Frank Bruni writes today how restaurants have shifted from blase to dismayed at his canceled reservations.
I’ve been warily surveying my own neighborhood, and my actions, too. Our neighborhood Italian joint of choice is still jam-packed, even at 5:30 in the evening. But this is a restaurant that can serve two people a three-course meal with a glass of wine for $70. One might expect it to thrive, which so far, it is.
I’ve had a couple of fancy dinners the past few weeks where there’s been no second seating–by 9 p.m. the restaurant has scattered empty tables. Ruby Foo’s in Times Square defied this trend, but countless other restaurants are starting to feel the strain.

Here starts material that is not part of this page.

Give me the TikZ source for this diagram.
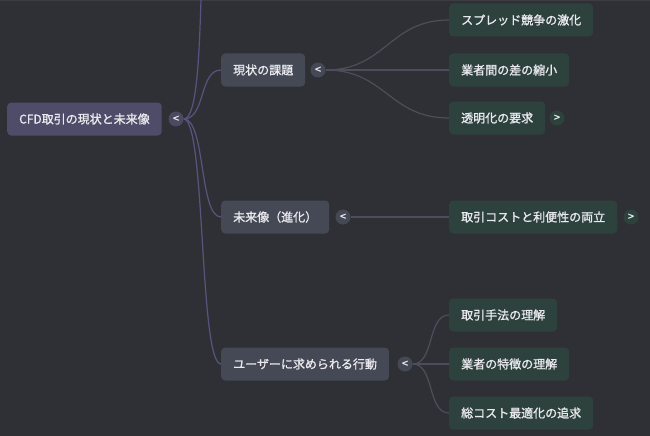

At home, I’m ordering in less frequently; the urge to save money is trumping the 20-minute neighborhood quickie once or twice a week more than it used to. (Also, there’s no good Chinese food near me. An open letter to the restaurant owners of New York City: please open a decent Chinese place on the Upper West Side! Everything uptown is mediocre at best, and heaven knows all these people should stop eating at Saigon Grill.)
The city in general is going to look far more bleak next spring than it does right now. Come February, I expect a rash of store closings, restaurants and otherwise, which will leave the city pockmarked like my local stretch of Broadway. One can only hope things don’t get that bad.